Temos a tendência de falar em “entregar-se” ou na “entrega” — como se finalmente estivéssemos fazendo a escolha de deixar que ela aconteça. Na verdade, é mais uma escolha no sentido de continuar a escolher. Geralmente, ao longo do caminho, dizemos: “Faça-se a Tua Vontade, Senhor”, mas continuamos a sussurrar: “E um pouquinho da minha.” Deixamos que um pouquinho seja liberado, depois reorganizamos e integramos o que restou em novas combinações. Então vivemos fora do novo ambiente até estarmos prontos para liberar mais um pouquinho e depois mais outro.

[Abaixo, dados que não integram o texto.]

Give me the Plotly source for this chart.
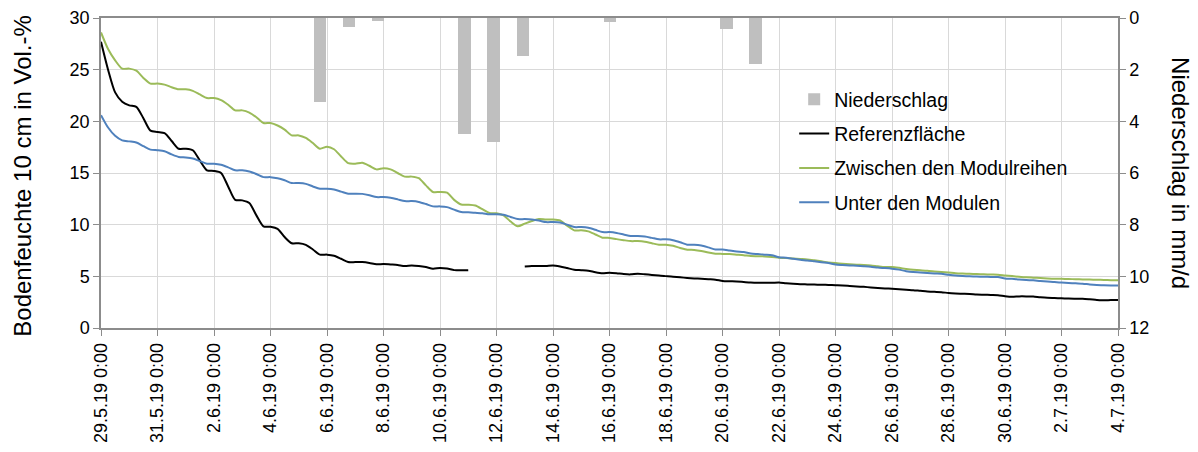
import pandas as pd
import plotly.graph_objects as go

# ---------------- data ----------------
start_time = "2019-05-29 00:00"
step = "6h"

referenz = [
    27.7, 25.0, 22.8, 21.9,
    21.55, 21.4, 20.3, 19.1,
    18.97, 18.85, 18.1, 17.35,
    17.35, 17.2, 16.2, 15.26,
    15.2, 15.0, 13.7, 12.4,
    12.35, 12.1, 10.9, 9.84,
    9.8, 9.6, 8.8, 8.2,
    8.2, 8.05, 7.6, 7.1,
    7.1, 7.0, 6.7, 6.38,
    6.38, 6.38, 6.3, 6.16,
    6.2, 6.15, 6.1, 6.0,
    6.05, 6.0, 5.9, 5.74,
    5.8, 5.75, 5.6, 5.58,
    5.6, None, None, None,
    None, None, None, None,
    5.96, 6.0, 6.0, 6.0,
    6.05, 5.95, 5.8, 5.64,
    5.6, 5.55, 5.4, 5.3,
    5.35, 5.3, 5.22, 5.19,
    5.25, 5.2, 5.14, 5.09,
    5.02, 4.95, 4.9, 4.85,
    4.8, 4.76, 4.72, 4.68,
    4.55, 4.52, 4.5, 4.45,
    4.4, 4.38, 4.38, 4.38,
    4.4, 4.33, 4.28, 4.24,
    4.22, 4.2, 4.19, 4.16,
    4.14, 4.12, 4.07, 4.02,
    3.98, 3.93, 3.88, 3.83,
    3.8, 3.75, 3.7, 3.66,
    3.6, 3.54, 3.5, 3.47,
    3.38, 3.34, 3.32, 3.3,
    3.24, 3.22, 3.2, 3.18,
    3.08, 3.02, 3.06, 3.06,
    3.04, 2.97, 2.92, 2.9,
    2.88, 2.85, 2.84, 2.83,
    2.78, 2.72, 2.68, 2.7,
    2.7,
]

zwischen = [
    28.6, 27.0, 25.9, 25.1,
    25.1, 24.9, 24.2, 23.65,
    23.65, 23.55, 23.3, 23.1,
    23.1, 22.95, 22.6, 22.25,
    22.25, 22.05, 21.6, 21.06,
    21.06, 20.85, 20.4, 19.84,
    19.84, 19.6, 19.2, 18.64,
    18.64, 18.4, 17.9, 17.35,
    17.55, 17.3, 16.6, 15.95,
    15.9, 16.0, 15.7, 15.35,
    15.45, 15.35, 15.0, 14.65,
    14.65, 14.5, 13.8, 13.16,
    13.16, 13.1, 12.4, 11.95,
    11.93, 11.85, 11.5, 11.13,
    11.1, 10.9, 10.3, 9.84,
    10.1, 10.35, 10.55, 10.5,
    10.5, 10.4, 9.9, 9.45,
    9.45, 9.35, 9.05, 8.74,
    8.72, 8.6, 8.5, 8.41,
    8.41, 8.35, 8.2, 8.06,
    8.06, 7.95, 7.75, 7.58,
    7.55, 7.45, 7.3, 7.19,
    7.17, 7.15, 7.1, 7.05,
    6.96, 6.95, 6.93, 6.88,
    6.8, 6.77, 6.72, 6.68,
    6.64, 6.55, 6.45, 6.35,
    6.28, 6.22, 6.17, 6.13,
    6.1, 6.05, 5.97, 5.9,
    5.9, 5.82, 5.72, 5.64,
    5.6, 5.53, 5.46, 5.41,
    5.36, 5.3, 5.27, 5.25,
    5.22, 5.19, 5.17, 5.16,
    5.09, 5.03, 4.96, 4.9,
    4.87, 4.84, 4.8, 4.77,
    4.76, 4.74, 4.72, 4.7,
    4.69, 4.67, 4.65, 4.63,
    4.61,
]

unter = [
    20.6, 19.4, 18.6, 18.16,
    18.06, 17.95, 17.6, 17.26,
    17.2, 17.1, 16.8, 16.55,
    16.5, 16.4, 16.15, 15.9,
    15.9, 15.8, 15.55, 15.26,
    15.26, 15.15, 14.9, 14.6,
    14.6, 14.5, 14.3, 14.03,
    14.03, 13.95, 13.7, 13.48,
    13.48, 13.4, 13.2, 13.0,
    13.0, 12.98, 12.85, 12.67,
    12.67, 12.6, 12.45, 12.28,
    12.28, 12.2, 12.0, 11.77,
    11.77, 11.7, 11.45, 11.22,
    11.2, 11.15, 11.1, 11.0,
    11.0, 10.95, 10.75, 10.54,
    10.54, 10.5, 10.4, 10.25,
    10.25, 10.2, 10.0, 9.77,
    9.77, 9.7, 9.5, 9.28,
    9.28, 9.2, 9.05, 8.9,
    8.9, 8.85, 8.72, 8.58,
    8.58, 8.5, 8.3, 8.06,
    8.06, 7.98, 7.8, 7.6,
    7.6, 7.5, 7.4, 7.35,
    7.2, 7.15, 7.1, 7.05,
    6.85, 6.8, 6.7, 6.6,
    6.54, 6.45, 6.36, 6.28,
    6.15, 6.1, 6.06, 6.02,
    5.98, 5.93, 5.85, 5.8,
    5.74, 5.65, 5.5, 5.41,
    5.38, 5.33, 5.28, 5.25,
    5.15, 5.07, 5.03, 5.0,
    4.98, 4.96, 4.94, 4.93,
    4.8, 4.76, 4.7, 4.65,
    4.61, 4.55, 4.5, 4.44,
    4.4, 4.36, 4.32, 4.29,
    4.22, 4.17, 4.13, 4.12,
    4.12,
]

niederschlag_zeit = [
    "2019-06-05 18:00", "2019-06-06 18:45", "2019-06-07 19:10",
    "2019-06-10 21:00", "2019-06-11 21:40", "2019-06-12 22:30",
    "2019-06-16 00:30", "2019-06-20 03:20", "2019-06-21 04:05",
]
niederschlag_mm = [3.26, 0.36, 0.13, 4.49, 4.8, 1.49, 0.17, 0.43, 1.79]

tick_dates = [
    "2019-05-29", "2019-05-31", "2019-06-02", "2019-06-04", "2019-06-06",
    "2019-06-08", "2019-06-10", "2019-06-12", "2019-06-14", "2019-06-16",
    "2019-06-18", "2019-06-20", "2019-06-22", "2019-06-24", "2019-06-26",
    "2019-06-28", "2019-06-30", "2019-07-02", "2019-07-04",
]
tick_labels = [
    "29.5.19 0:00", "31.5.19 0:00", "2.6.19 0:00", "4.6.19 0:00", "6.6.19 0:00",
    "8.6.19 0:00", "10.6.19 0:00", "12.6.19 0:00", "14.6.19 0:00", "16.6.19 0:00",
    "18.6.19 0:00", "20.6.19 0:00", "22.6.19 0:00", "24.6.19 0:00", "26.6.19 0:00",
    "28.6.19 0:00", "30.6.19 0:00", "2.7.19 0:00", "4.7.19 0:00",
]

# ---------------- figure ----------------
zeit = pd.date_range(start_time, periods=len(referenz), freq=step)
FONT = "Liberation Sans, Arial, sans-serif"
GRID = "#D9D9D9"
AXIS = "#8C8C8C"
LINE = dict(shape="spline", smoothing=0.7, width=2)

fig = go.Figure()
fig.add_trace(go.Bar(
    x=pd.to_datetime(niederschlag_zeit), y=niederschlag_mm, name="Niederschlag",
    yaxis="y2", marker=dict(color="#BFBFBF", line=dict(width=0)),
    width=0.446 * 86400000, legendgroup="a",
))
fig.add_trace(go.Scatter(x=zeit, y=referenz, name="Referenzfläche", mode="lines",
                         line=dict(color="#000000", **LINE), connectgaps=False,
                         legendgroup="b"))
fig.add_trace(go.Scatter(x=zeit, y=zwischen, name="Zwischen den Modulreihen", mode="lines",
                         line=dict(color="#9BBB59", **LINE), legendgroup="c"))
fig.add_trace(go.Scatter(x=zeit, y=unter, name="Unter den Modulen", mode="lines",
                         line=dict(color="#4F81BD", **LINE), legendgroup="d"))

fig.update_layout(
    width=1190, height=444,
    margin=dict(l=92.5, r=80, t=9.6, b=124.4, autoexpand=False),
    paper_bgcolor="white", plot_bgcolor="white",
    font=dict(family=FONT, size=18, color="#000000"),
    showlegend=True,
    legend=dict(x=0.6816, y=0.80, xanchor="left", yanchor="top",
                font=dict(size=19.5, family=FONT, color="#000000"),
                bgcolor="rgba(255,255,255,0)", traceorder="grouped",
                tracegroupgap=6),
    xaxis=dict(
        type="date", range=["2019-05-29", "2019-07-04"], automargin=False,
        tickmode="array", tickvals=pd.to_datetime(tick_dates), ticktext=tick_labels,
        tickangle=-90, tickfont=dict(size=18),
        showgrid=True, gridcolor=GRID, gridwidth=1,
        showline=True, linecolor=AXIS, linewidth=1.5, mirror=True,
        ticks="outside", ticklen=6, tickcolor=AXIS,
        zeroline=False,
    ),
    yaxis=dict(
        range=[0, 30], dtick=5, tickfont=dict(size=18), automargin=False,
        showgrid=True, gridcolor=GRID, gridwidth=1,
        showline=True, linecolor=AXIS, linewidth=1.5,
        ticks="outside", ticklen=6, tickcolor=AXIS, zeroline=False,
    ),
    yaxis2=dict(
        range=[12, 0], dtick=2, overlaying="y", side="right", automargin=False,
        tickfont=dict(size=18), showgrid=False,
        showline=True, linecolor=AXIS, linewidth=1.5,
        ticks="outside", ticklen=6, tickcolor=AXIS, zeroline=False,
    ),
    bargap=0,
    annotations=[
        dict(text="Bodenfeuchte 10 cm in Vol.-%", xref="paper", yref="paper",
             x=-0.0771, y=0.49, xanchor="center", yanchor="middle",
             textangle=-90, showarrow=False, font=dict(size=24, family=FONT)),
        dict(text="Niederschlag in mm/d", xref="paper", yref="paper",
             x=1.0619, y=0.5, xanchor="center", yanchor="middle",
             textangle=90, showarrow=False, font=dict(size=24, family=FONT)),
    ],
)

fig.write_html("out.html")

A entrega abre mão de algo mais que a compulsão; ela abre mão do desejo que abastece a compulsão. A sabedoria de Buda ensina que os nossos desejos é que nos mantêm prisioneiros. Antes que uma antiga forma seja purificada, ela deseja realizar-se. Enquanto ainda restar alguma coisa, ela continuará a dizer: “Eu preciso, eu quero.” É o aprendizado da lenta liberação do desejo que freqüentemente nos mantém na dor da purificação. É realmente uma bênção não sermos liberados da purificação antes que o próprio desejo seja abandonado. De outro modo, o desejo se instalaria no subconsciente e continuaria a fazer parte do ímã criativo que impulsiona as pessoas e as situações para nós sem termos idéia do porquê. O desejo é o último resto de ilusão a que o Ego-Eu está se entregando. Até o fim, ele continua insistindo: “Se eu ao menos realizar isto ou conseguir aquilo, serei feliz.” Nós achamos que, quando conseguirmos o que desejamos, estaremos salvos.
Como Helen Keller disse certa vez: “A segurança é, na maioria das vezes, uma superstição. A longo prazo, evitar o perigo não é mais seguro do que viver inteiramente a experiência. A vida é uma aventura ousada ou então não é nada.”